(begin)

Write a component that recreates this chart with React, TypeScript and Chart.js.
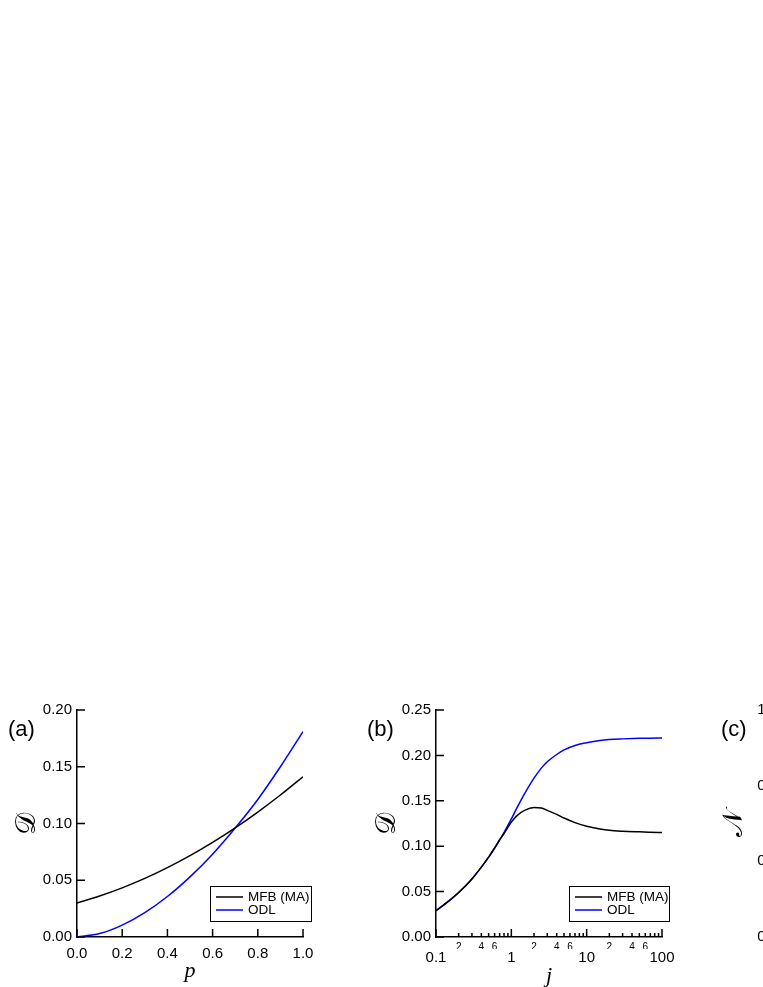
import React, { useEffect, useRef } from 'react';
import { Chart, registerables } from 'chart.js';

Chart.register(...registerables);

const SANS = "'Liberation Sans', Arial, Helvetica, sans-serif";
const SERIF = "'Liberation Serif', 'DejaVu Serif', serif";
const MATH = "'DejaVu Sans', 'DejaVu Serif', 'Noto Sans', serif";

// ---------- shared series info ----------
const seriesLabels = ['MFB (MA)', 'ODL'];
const seriesColors = ['#000000', '#0000ff'];

// ---------- panel (a) ----------
const pValues = [0, 0.1, 0.2, 0.3, 0.4, 0.5, 0.6, 0.7, 0.8, 0.9, 1.0];
const mfbA = [0.030, 0.0361, 0.0433, 0.0516, 0.0611, 0.0717, 0.0834, 0.0962, 0.1101, 0.1251, 0.1412];
const odlA = [0.000, 0.003, 0.0105, 0.0215, 0.0357, 0.053, 0.073, 0.096, 0.1212, 0.150, 0.181];
const xTicksA = [0, 0.2, 0.4, 0.6, 0.8, 1.0];
const yTicksA = [0, 0.05, 0.10, 0.15, 0.20];

// ---------- panel (b) ----------
const jValues = [0.1, 0.15, 0.2, 0.3, 0.4, 0.5, 0.6, 0.7, 0.8, 1.0, 1.2, 1.5, 2, 2.5, 3, 4, 5, 7, 10, 15, 20, 30, 50, 70, 100];
const mfbB = [0.029, 0.040, 0.049, 0.064, 0.077, 0.088, 0.098, 0.107, 0.114, 0.1265, 0.134, 0.1395, 0.1425, 0.142, 0.1395, 0.135, 0.131, 0.126, 0.122, 0.119, 0.1175, 0.1165, 0.1158, 0.1154, 0.115];
const odlB = [0.029, 0.040, 0.049, 0.064, 0.077, 0.088, 0.098, 0.107, 0.115, 0.130, 0.143, 0.158, 0.175, 0.186, 0.193, 0.201, 0.206, 0.211, 0.214, 0.2165, 0.2175, 0.2182, 0.2188, 0.219, 0.2192];
const xMajorB = [0.1, 1, 10, 100];
const xMinorB = [0.2, 0.3, 0.4, 0.5, 0.6, 0.7, 0.8, 0.9, 2, 3, 4, 5, 6, 7, 8, 9, 20, 30, 40, 50, 60, 70, 80, 90];
const xMinorLabelledB = [2, 4, 6];
const yTicksB = [0, 0.05, 0.10, 0.15, 0.20, 0.25];

// ---------- panel (c) ----------
const yTicksC = [0.4, 0.6, 0.8, 1.0];
const xTicksC = [0, 0.5, 1.0];

function mantissa(v: number) {
  const e = Math.floor(Math.log10(v) + 1e-9);
  return Math.round(v / Math.pow(10, e));
}

function tickPlugin(specs: { id: string; values: number[]; len: (v: number) => number }[]) {
  return {
    id: 'inwardTicks',
    afterDraw(chart: any) {
      const ctx = chart.ctx;
      const a = chart.chartArea;
      ctx.save();
      ctx.strokeStyle = '#000';
      ctx.lineWidth = 1.5;
      ctx.beginPath();
      for (const s of specs) {
        const scale = chart.scales[s.id];
        for (const v of s.values) {
          const px = scale.getPixelForValue(v);
          const len = s.len(v);
          if (scale.isHorizontal()) {
            ctx.moveTo(px, a.bottom);
            ctx.lineTo(px, a.bottom - len);
          } else {
            ctx.moveTo(a.left, px);
            ctx.lineTo(a.left + len, px);
          }
        }
      }
      ctx.stroke();
      ctx.restore();
    },
  };
}

function legendPlugin(dx: number, dy: number, w: number) {
  return {
    id: 'boxLegend',
    afterDraw(chart: any) {
      const ctx = chart.ctx;
      const a = chart.chartArea;
      const h = 36;
      const right = a.right + dx;
      const bottom = a.bottom - dy;
      const left = right - w;
      const top = bottom - h;
      ctx.save();
      ctx.fillStyle = '#fff';
      ctx.fillRect(left, top, w, h);
      ctx.strokeStyle = '#000';
      ctx.lineWidth = 1;
      ctx.strokeRect(left + 0.5, top + 0.5, w - 1, h - 1);
      ctx.font = `13.5px ${SANS}`;
      ctx.textBaseline = 'middle';
      ctx.textAlign = 'left';
      chart.data.datasets.forEach((ds: any, i: number) => {
        const y = top + 11 + i * 13;
        ctx.strokeStyle = ds.borderColor;
        ctx.lineWidth = 1.5;
        ctx.beginPath();
        ctx.moveTo(left + 6, y);
        ctx.lineTo(left + 33, y);
        ctx.stroke();
        ctx.fillStyle = '#000';
        ctx.fillText(ds.label, left + 38, y);
      });
      ctx.restore();
    },
  };
}

const tickFont = { family: SANS, size: 15 };
const noGrid = { display: false, drawTicks: false };
const axisBorder = { display: true, color: '#000', width: 1.5 };

function makeDatasets(xs: number[], series: number[][]) {
  return series.map((ys, i) => ({
    label: seriesLabels[i],
    data: xs.map((x, k) => ({ x, y: ys[k] })),
    borderColor: seriesColors[i],
    backgroundColor: seriesColors[i],
    borderWidth: 1.5,
    pointRadius: 0,
    fill: false,
    cubicInterpolationMode: 'monotone' as const,
  }));
}

function configA(): any {
  return {
    type: 'line',
    data: { datasets: makeDatasets(pValues, [mfbA, odlA]) },
    options: {
      animation: false,
      responsive: false,
      devicePixelRatio: 1,
      layout: { padding: { left: 0, top: 20, right: 27, bottom: 0 } },
      plugins: { legend: { display: false }, tooltip: { enabled: false } },
      scales: {
        x: {
          type: 'linear',
          min: 0,
          max: 1,
          afterBuildTicks: (s: any) => { s.ticks = xTicksA.map((v) => ({ value: v })); },
          afterFit: (s: any) => { s.height = 50; },
          ticks: { callback: (v: any) => Number(v).toFixed(1), font: tickFont, color: '#000', padding: 8, maxRotation: 0, minRotation: 0, autoSkip: false },
          grid: noGrid,
          border: axisBorder,
          title: { display: true, text: 'p', color: '#000', font: { family: SERIF, size: 22, style: 'italic' }, padding: { top: 0, bottom: 2.5 } },
        },
        y: {
          type: 'linear',
          min: 0,
          max: 0.2,
          afterBuildTicks: (s: any) => { s.ticks = yTicksA.map((v) => ({ value: v })); },
          afterFit: (s: any) => { s.width = 77; },
          ticks: { callback: (v: any) => Number(v).toFixed(2), font: tickFont, color: '#000', padding: 5 },
          grid: noGrid,
          border: axisBorder,
          title: { display: true, text: '𝒟', color: '#000', font: { family: MATH, size: 28 }, padding: { top: 11, bottom: 0 } },
        },
      },
    },
    plugins: [
      tickPlugin([
        { id: 'x', values: xTicksA, len: () => 8 },
        { id: 'y', values: yTicksA, len: () => 8 },
      ]),
      legendPlugin(9, 15, 102),
    ],
  };
}

function configB(): any {
  return {
    type: 'line',
    data: { datasets: makeDatasets(jValues, [mfbB, odlB]) },
    options: {
      animation: false,
      responsive: false,
      devicePixelRatio: 1,
      layout: { padding: { left: 0, top: 20, right: 28, bottom: 0 } },
      plugins: { legend: { display: false }, tooltip: { enabled: false } },
      scales: {
        x: {
          type: 'logarithmic',
          position: 'bottom',
          weight: 0,
          min: 0.1,
          max: 100,
          afterBuildTicks: (s: any) => { s.ticks = xMinorB.map((v) => ({ value: v })); },
          afterFit: (s: any) => { s.height = 12; },
          ticks: {
            callback: (v: any) => (xMinorLabelledB.includes(mantissa(Number(v))) ? String(mantissa(Number(v))) : ''),
            font: { family: SANS, size: 10 },
            color: '#000',
            padding: 4,
            maxRotation: 0,
            minRotation: 0,
            autoSkip: false,
          },
          grid: noGrid,
          border: axisBorder,
        },
        x2: {
          type: 'logarithmic',
          position: 'bottom',
          weight: 1,
          min: 0.1,
          max: 100,
          afterBuildTicks: (s: any) => { s.ticks = xMajorB.map((v) => ({ value: v })); },
          afterFit: (s: any) => { s.height = 38; },
          ticks: { callback: (v: any) => String(v), font: tickFont, color: '#000', padding: 0, maxRotation: 0, minRotation: 0, autoSkip: false },
          grid: noGrid,
          border: { display: false },
          title: { display: true, text: 'j', color: '#000', font: { family: SERIF, size: 22, style: 'italic' }, padding: { top: 0, bottom: -2 } },
        },
        y: {
          type: 'linear',
          min: 0,
          max: 0.25,
          afterBuildTicks: (s: any) => { s.ticks = yTicksB.map((v) => ({ value: v })); },
          afterFit: (s: any) => { s.width = 76; },
          ticks: { callback: (v: any) => Number(v).toFixed(2), font: tickFont, color: '#000', padding: 5 },
          grid: noGrid,
          border: axisBorder,
          title: { display: true, text: '𝒟', color: '#000', font: { family: MATH, size: 28 }, padding: { top: 11, bottom: 0 } },
        },
      },
    },
    plugins: [
      tickPlugin([
        { id: 'x', values: xMajorB, len: () => 8 },
        { id: 'x', values: xMinorB, len: () => 4 },
        { id: 'y', values: yTicksB, len: () => 8 },
      ]),
      legendPlugin(8, 15, 101),
    ],
  };
}

function configC(): any {
  return {
    type: 'line',
    data: { datasets: [] },
    options: {
      animation: false,
      responsive: false,
      devicePixelRatio: 1,
      layout: { padding: { left: 0, top: 20, right: 27, bottom: 0 } },
      plugins: { legend: { display: false }, tooltip: { enabled: false } },
      scales: {
        x: {
          type: 'linear',
          min: 0,
          max: 1,
          afterBuildTicks: (s: any) => { s.ticks = xTicksC.map((v) => ({ value: v })); },
          afterFit: (s: any) => { s.height = 50; },
          ticks: { callback: (v: any) => Number(v).toFixed(1), font: tickFont, color: '#000', padding: 8, maxRotation: 0, minRotation: 0, autoSkip: false },
          grid: noGrid,
          border: axisBorder,
        },
        y: {
          type: 'linear',
          min: 0.4,
          max: 1.0,
          afterBuildTicks: (s: any) => { s.ticks = yTicksC.map((v) => ({ value: v })); },
          afterFit: (s: any) => { s.width = 73; },
          ticks: { callback: (v: any) => Number(v).toFixed(1), font: tickFont, color: '#000', padding: 5 },
          grid: noGrid,
          border: axisBorder,
          title: { display: true, text: '𝒩', color: '#000', font: { family: MATH, size: 28 }, padding: { top: 8, bottom: 0 } },
        },
      },
    },
  };
}

function Panel({ left, top, config }: { left: number; top: number; config: () => any }) {
  const ref = useRef<HTMLCanvasElement | null>(null);
  useEffect(() => {
    if (!ref.current) return;
    const chart = new Chart(ref.current, config());
    return () => chart.destroy();
  }, [config]);
  return (
    <canvas
      ref={ref}
      width={330}
      height={297}
      style={{ position: 'absolute', left, top, width: 330, height: 297 }}
    />
  );
}

const labelStyle = (left: number): React.CSSProperties => ({
  position: 'absolute',
  left,
  top: 718,
  fontFamily: SANS,
  fontSize: 22,
  lineHeight: '22px',
  color: '#000',
  whiteSpace: 'nowrap',
});

export default function App() {
  return (
    <div
      style={{
        position: 'fixed',
        left: 0,
        top: 0,
        width: 763,
        height: 987,
        overflow: 'hidden',
        background: '#fff',
      }}
    >
      <Panel left={0} top={690} config={configA} />
      <Panel left={360} top={690} config={configB} />
      <Panel left={710} top={690} config={configC} />
      <div style={labelStyle(8)}>(a)</div>
      <div style={labelStyle(367)}>(b)</div>
      <div style={labelStyle(721)}>(c)</div>
    </div>
  );
}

(end)

Aim of the task
Please repeat exactly the data above from its first line to the line that contains "Chart.register(...registerables);", inclusive, and leave every picture out.

Expected output
Write a component that recreates this chart with React, TypeScript and Chart.js.
import React, { useEffect, useRef } from 'react';
import { Chart, registerables } from 'chart.js';

Chart.register(...registerables);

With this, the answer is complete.